PROBLEM TO SOLVE: Each line from the start of the data below through the one containing "metodica.south) -- (metF);" must be reproduced exactly.
---------------
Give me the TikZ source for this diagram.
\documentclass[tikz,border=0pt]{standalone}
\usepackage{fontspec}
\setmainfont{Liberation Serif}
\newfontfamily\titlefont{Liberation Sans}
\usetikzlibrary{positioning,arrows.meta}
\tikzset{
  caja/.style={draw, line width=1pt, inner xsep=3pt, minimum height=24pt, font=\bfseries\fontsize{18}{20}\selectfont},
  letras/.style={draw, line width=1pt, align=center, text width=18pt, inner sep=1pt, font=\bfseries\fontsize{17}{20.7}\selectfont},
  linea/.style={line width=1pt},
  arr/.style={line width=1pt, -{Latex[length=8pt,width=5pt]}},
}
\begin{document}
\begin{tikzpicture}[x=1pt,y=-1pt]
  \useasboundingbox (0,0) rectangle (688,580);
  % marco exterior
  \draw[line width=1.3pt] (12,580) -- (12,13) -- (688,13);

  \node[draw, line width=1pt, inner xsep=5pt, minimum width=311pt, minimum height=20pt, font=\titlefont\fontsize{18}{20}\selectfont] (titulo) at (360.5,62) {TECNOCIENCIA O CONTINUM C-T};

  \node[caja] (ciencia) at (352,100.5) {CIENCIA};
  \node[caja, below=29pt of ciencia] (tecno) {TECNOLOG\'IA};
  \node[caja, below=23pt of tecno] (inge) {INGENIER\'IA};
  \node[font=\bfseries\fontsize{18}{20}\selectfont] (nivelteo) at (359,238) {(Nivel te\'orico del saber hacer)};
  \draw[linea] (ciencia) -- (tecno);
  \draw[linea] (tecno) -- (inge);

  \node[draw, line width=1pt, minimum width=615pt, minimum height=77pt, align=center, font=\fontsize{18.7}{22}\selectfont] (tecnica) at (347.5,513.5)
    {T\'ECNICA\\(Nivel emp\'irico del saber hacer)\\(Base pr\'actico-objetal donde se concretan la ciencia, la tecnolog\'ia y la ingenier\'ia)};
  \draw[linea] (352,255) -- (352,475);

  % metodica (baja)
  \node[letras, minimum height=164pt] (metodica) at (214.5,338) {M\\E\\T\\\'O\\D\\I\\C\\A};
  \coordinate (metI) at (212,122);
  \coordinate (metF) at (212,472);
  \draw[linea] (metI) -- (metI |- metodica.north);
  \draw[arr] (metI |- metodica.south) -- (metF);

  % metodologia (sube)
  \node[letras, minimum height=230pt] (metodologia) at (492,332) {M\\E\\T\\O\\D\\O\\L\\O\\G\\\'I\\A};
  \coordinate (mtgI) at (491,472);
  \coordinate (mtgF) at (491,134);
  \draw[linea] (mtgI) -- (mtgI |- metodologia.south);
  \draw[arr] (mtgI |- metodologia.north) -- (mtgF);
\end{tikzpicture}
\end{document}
---------------
EXPECTED ANSWER:
Give me the TikZ source for this diagram.
\documentclass[tikz,border=0pt]{standalone}
\usepackage{fontspec}
\setmainfont{Liberation Serif}
\newfontfamily\titlefont{Liberation Sans}
\usetikzlibrary{positioning,arrows.meta}
\tikzset{
  caja/.style={draw, line width=1pt, inner xsep=3pt, minimum height=24pt, font=\bfseries\fontsize{18}{20}\selectfont},
  letras/.style={draw, line width=1pt, align=center, text width=18pt, inner sep=1pt, font=\bfseries\fontsize{17}{20.7}\selectfont},
  linea/.style={line width=1pt},
  arr/.style={line width=1pt, -{Latex[length=8pt,width=5pt]}},
}
\begin{document}
\begin{tikzpicture}[x=1pt,y=-1pt]
  \useasboundingbox (0,0) rectangle (688,580);
  % marco exterior
  \draw[line width=1.3pt] (12,580) -- (12,13) -- (688,13);

  \node[draw, line width=1pt, inner xsep=5pt, minimum width=311pt, minimum height=20pt, font=\titlefont\fontsize{18}{20}\selectfont] (titulo) at (360.5,62) {TECNOCIENCIA O CONTINUM C-T};

  \node[caja] (ciencia) at (352,100.5) {CIENCIA};
  \node[caja, below=29pt of ciencia] (tecno) {TECNOLOG\'IA};
  \node[caja, below=23pt of tecno] (inge) {INGENIER\'IA};
  \node[font=\bfseries\fontsize{18}{20}\selectfont] (nivelteo) at (359,238) {(Nivel te\'orico del saber hacer)};
  \draw[linea] (ciencia) -- (tecno);
  \draw[linea] (tecno) -- (inge);

  \node[draw, line width=1pt, minimum width=615pt, minimum height=77pt, align=center, font=\fontsize{18.7}{22}\selectfont] (tecnica) at (347.5,513.5)
    {T\'ECNICA\\(Nivel emp\'irico del saber hacer)\\(Base pr\'actico-objetal donde se concretan la ciencia, la tecnolog\'ia y la ingenier\'ia)};
  \draw[linea] (352,255) -- (352,475);

  % metodica (baja)
  \node[letras, minimum height=164pt] (metodica) at (214.5,338) {M\\E\\T\\\'O\\D\\I\\C\\A};
  \coordinate (metI) at (212,122);
  \coordinate (metF) at (212,472);
  \draw[linea] (metI) -- (metI |- metodica.north);
  \draw[arr] (metI |- metodica.south) -- (metF);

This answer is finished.